TASK BRIEF: Write the records out again exactly, leaving no images in.

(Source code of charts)
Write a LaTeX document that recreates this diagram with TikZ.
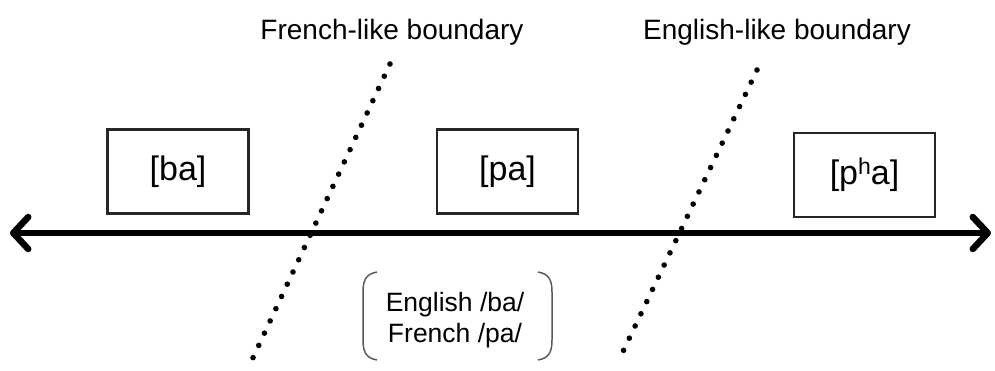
\documentclass[tikz,border=0pt]{standalone}
\usepackage{fontspec}
\setmainfont{Liberation Sans}
\usetikzlibrary{arrows.meta}
\begin{document}
\begin{tikzpicture}[x=1pt,y=-1pt,
  soundbox/.style={draw=black!85,line width=2.3pt,minimum width=141pt,minimum height=84pt,inner sep=0pt,font=\fontsize{34}{38}\selectfont},
  bound/.style={line width=5.6pt,line cap=round,dash pattern=on 0pt off 13.5pt},
  lbl/.style={font=\fontsize{28}{32}\selectfont,inner sep=0pt},
  brk/.style={draw=black!65,line width=1.5pt},
  axisline/.style={line width=6pt,{Straight Barb[length=15pt,width=32pt,line width=6.5pt,round]}-{Straight Barb[length=15pt,width=32pt,line width=6.5pt,round]}}]
\useasboundingbox (0,0) rectangle (995,370);
% axis
\coordinate (L) at (10,233);
\coordinate (R) at (991,233);
\draw[axisline] (L) -- (R);
% boxes
\node[soundbox] (ba) at (178,171.5) {[ba]};
\node[soundbox] (pa) at (507.5,171.5) {[pa]};
\node[soundbox] (pha) at (864.5,175) {[p\raisebox{0.55ex}{\fontsize{23}{25}\selectfont h}a]};
% boundaries
\coordinate (f1) at (390,64);
\coordinate (f2) at (251,362);
\coordinate (e1) at (757,70);
\coordinate (e2) at (618,362);
\draw[bound] (f1) -- (f2);
\draw[bound] (e1) -- (e2);
% labels
\node[lbl] (flab) at (392,32) {French-like boundary};
\node[lbl] (elab) at (777,32) {English-like boundary};
% note
\node[lbl,align=center,font=\fontsize{26.5}{31}\selectfont] (note) at (455,320) {English /ba/\\French /pa/};
\draw[brk] (377,272) .. controls (366,274) and (363,280) .. (363,292) -- (363,340) .. controls (363,352) and (366,358) .. (377,360);
\draw[brk] (538,272) .. controls (549,274) and (552,280) .. (552,292) -- (552,340) .. controls (552,352) and (549,358) .. (538,360);
\end{tikzpicture}
\end{document}
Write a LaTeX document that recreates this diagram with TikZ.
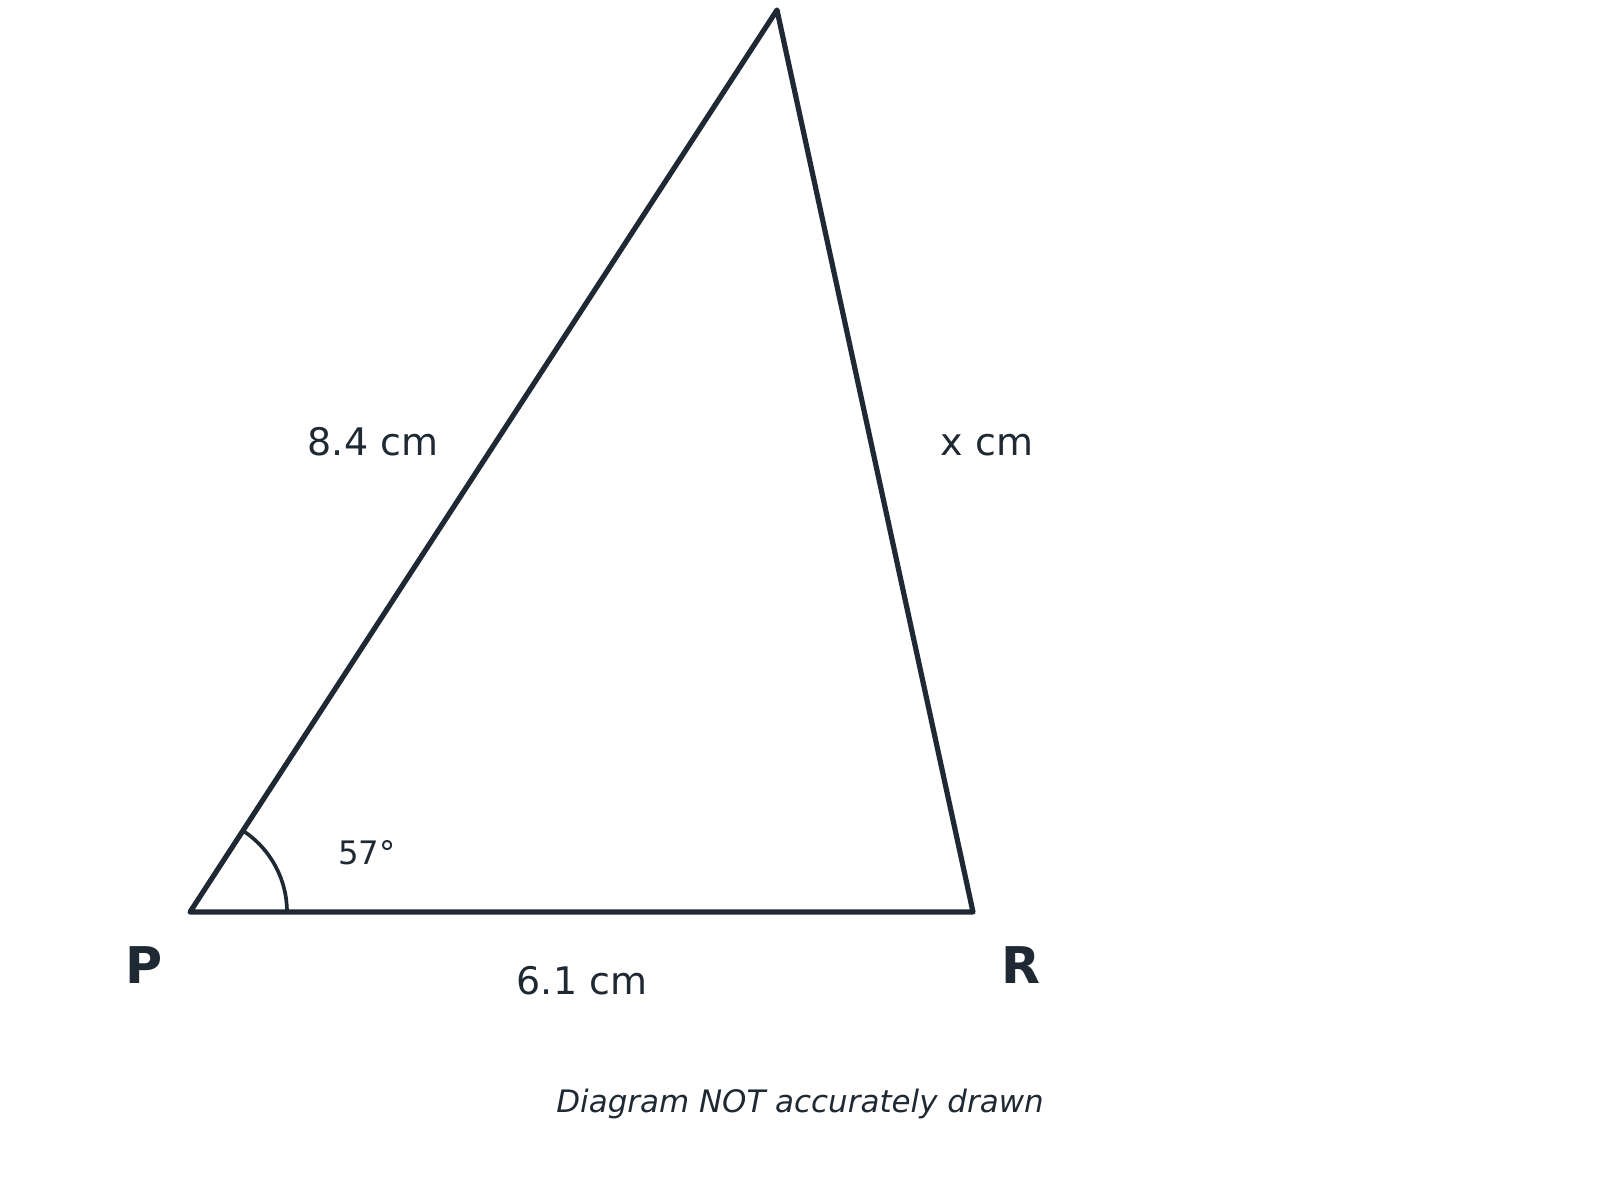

WRITTEN ANSWER:
Write a LaTeX document that recreates this diagram with TikZ.
\documentclass[tikz,border=0pt]{standalone}
\usepackage{fontspec}
\setmainfont{Liberation Sans}
\usetikzlibrary{arrows.meta}
\begin{document}
\begin{tikzpicture}[x=1pt,y=-1pt,
  soundbox/.style={draw=black!85,line width=2.3pt,minimum width=141pt,minimum height=84pt,inner sep=0pt,font=\fontsize{34}{38}\selectfont},
  bound/.style={line width=5.6pt,line cap=round,dash pattern=on 0pt off 13.5pt},
  lbl/.style={font=\fontsize{28}{32}\selectfont,inner sep=0pt},
  brk/.style={draw=black!65,line width=1.5pt},
  axisline/.style={line width=6pt,{Straight Barb[length=15pt,width=32pt,line width=6.5pt,round]}-{Straight Barb[length=15pt,width=32pt,line width=6.5pt,round]}}]
\useasboundingbox (0,0) rectangle (995,370);
% axis
\coordinate (L) at (10,233);
\coordinate (R) at (991,233);
\draw[axisline] (L) -- (R);
% boxes
\node[soundbox] (ba) at (178,171.5) {[ba]};
\node[soundbox] (pa) at (507.5,171.5) {[pa]};
\node[soundbox] (pha) at (864.5,175) {[p\raisebox{0.55ex}{\fontsize{23}{25}\selectfont h}a]};
% boundaries
\coordinate (f1) at (390,64);
\coordinate (f2) at (251,362);
\coordinate (e1) at (757,70);
\coordinate (e2) at (618,362);
\draw[bound] (f1) -- (f2);
\draw[bound] (e1) -- (e2);
% labels
\node[lbl] (flab) at (392,32) {French-like boundary};
\node[lbl] (elab) at (777,32) {English-like boundary};
% note
\node[lbl,align=center,font=\fontsize{26.5}{31}\selectfont] (note) at (455,320) {English /ba/\\French /pa/};
\draw[brk] (377,272) .. controls (366,274) and (363,280) .. (363,292) -- (363,340) .. controls (363,352) and (366,358) .. (377,360);
\draw[brk] (538,272) .. controls (549,274) and (552,280) .. (552,292) -- (552,340) .. controls (552,352) and (549,358) .. (538,360);
\end{tikzpicture}
\end{document}
Write a LaTeX document that recreates this diagram with TikZ.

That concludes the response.